ENC 1102: Sociocultural Construct for Research Writing

ENC 1102 emphasizes the discipline and community-specific nature of academic and public research writing through sustained, semester-long inquiry projects into topics related to writing, language, literacy, and/or rhetoric. Students learn to ask research questions that matter to specific communities, collect and analyze primary and secondary materials to extend public and academic conversations, refine research findings and continually revisit and extend ideas, and express those ideas across multiple genres and modalities. Through this process, ENC 1102 invites students to contribute to conversations about writing, language, literacy and rhetoric and introduces them to a range of research literacies that they can adapt for future use at UCF and beyond.

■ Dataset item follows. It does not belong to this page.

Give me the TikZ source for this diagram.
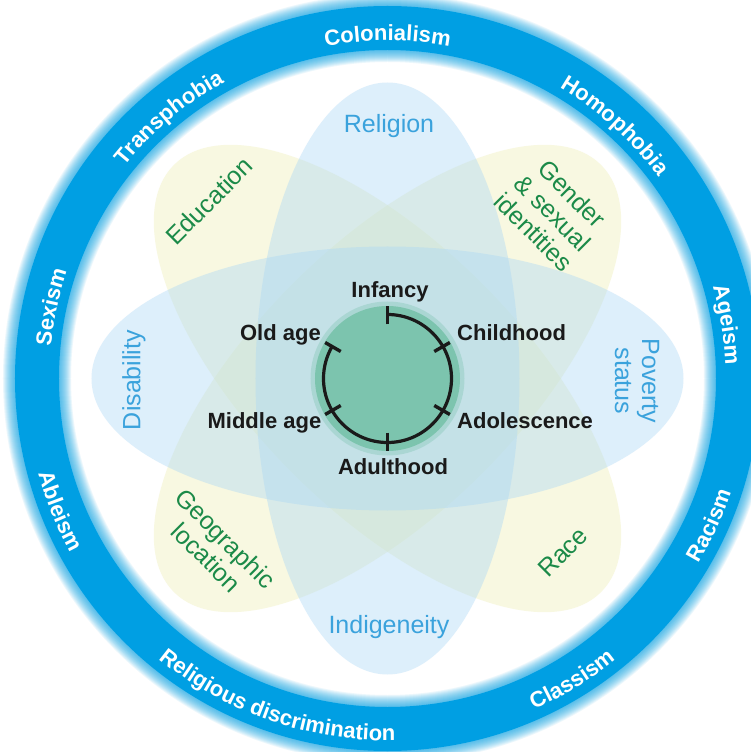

ENC 1102 includes an ePortfolio where students demonstrate the course learning outcomes. ePortfolios are also used as a direct measure for programmatic assessment.


ENC 1102: Student Learning Outcomes

Generating Inquiry. Students will be able to generate and explore genuine lines of inquiry related to writing, language, literacy, and/or rhetoric.

Multiple ways of writing. Students will be able to purposefully integrate multimodality, multiple languages, and/or multiliteracies into writing products to support their goals.

Information Literacy. Students will be able to evaluate and act on criteria for relevance, credibility, and ethics when gathering, analyzing, and presenting primary and secondary source materials.

Research Genre Production. Students will be able to produce writing that demonstrates their ability to navigate choices and constraints in a variety of public and/or academic research genres that matter to specific communities.

Contributing Knowledge. Students will be able to draw conclusions based on analysis and interpretation of primary evidence and place that work in conversation with other source materials.

Revision. Students will be able to negotiate differences in and act with intention on feedback from readers when drafting, revising, and editing their writing.

UCF students are required to complete both ENC1101 and ENC1102 with a grade of C- or better in order to fulfill the General Education Program. Questions regarding AP, CLEP, and transfer credit for these courses should be directed to your college’s undergraduate advising office, to the College of Arts and Humanities Student Advising, or to the Office of Undergraduate Studies.